Embora a causa seja muito justa, o Projeto de Lei de UNIÃO CIVIL ENTRE PESSOAS DO MESMO SEXO precisa observar estes detalhes, pois apesar de regular uma causa justa, “um legítimo direito de cidadania”. Tais fatos precisam ser observados e analisados com muito cuidado para que a justiça não fique abarrotada de processos de difícil solução e para que os homossexuais não levem a culpa pelos resultados indesejáveis de uma Lei que só teve o interesse de beneficiá-los, mas que também pode ser aproveitada por pessoas inescrupulosas que farão de tudo para atingir seus interesses, sem se incomodar em prejudicar aqueles que apenas lutam pelo direito de ter uma reputação mais adequada a um ser humano.

Em face do exposto, pedimos que enquanto não aprovado o projeto de lei de união civil entre pessoas do mesmo sexo, que se utilize os meios legais disponíveis, objetivando unicamente a justiça, para isso vendo a relação homoafetiva como uma sociedade de fato, uma vez que há um esforço dos companheiros destinados a um fim comum e, além disso, analisando o preceito constitucional da dignidade da pessoa humana, consagrado no art. 1.º, III que por não ser respeitado tem colocado muitas pessoas, que mantêm com outrem do mesmo sexo uma relação, não só de afetividade, mas também de vida comum, numa situação de total desamparo, configurando assim, uma veemente injustiça.

6. Conclusão

A partir da análise dos argumentos no presente trabalho, é possível concluir que a existe a necessidade de se reavaliar determinados conceitos em Direito de Família. Mais ainda; é preciso destituir-nos do moralismo que circunda o meio jurídico e encarar o fato da existência da união entre pessoas do mesmo sexo e da necessidade desse tipo de união receber amparo legislativo, e não ficar entregue apenas ao entendimento judicial.

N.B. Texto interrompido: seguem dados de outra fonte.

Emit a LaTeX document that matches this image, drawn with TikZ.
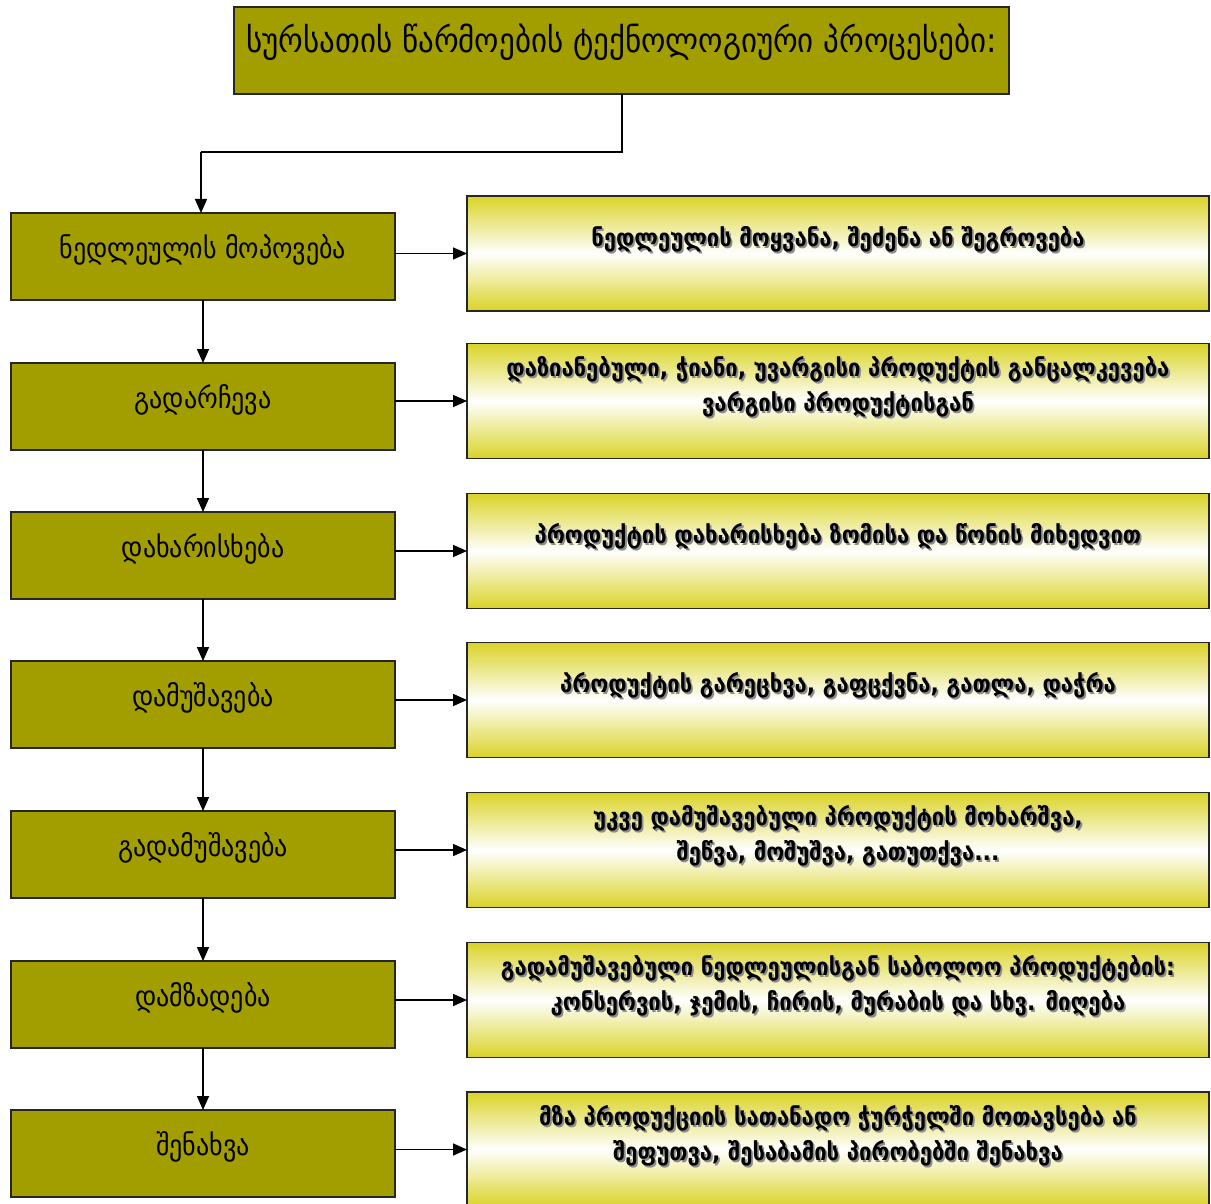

É preciso que o operador do Direito esteja cada vez mais atento às transformações que ocorrem em nossa sociedade, a fim de que venha ele, efetivamente, ser um instrumento de transformação social e não apenas um técnico em legislação. É este o único modo de reduzirmos os abismos que separam o cidadão do Estado a fim de alcançarmos uma sociedade mais igualitária e justa para todos.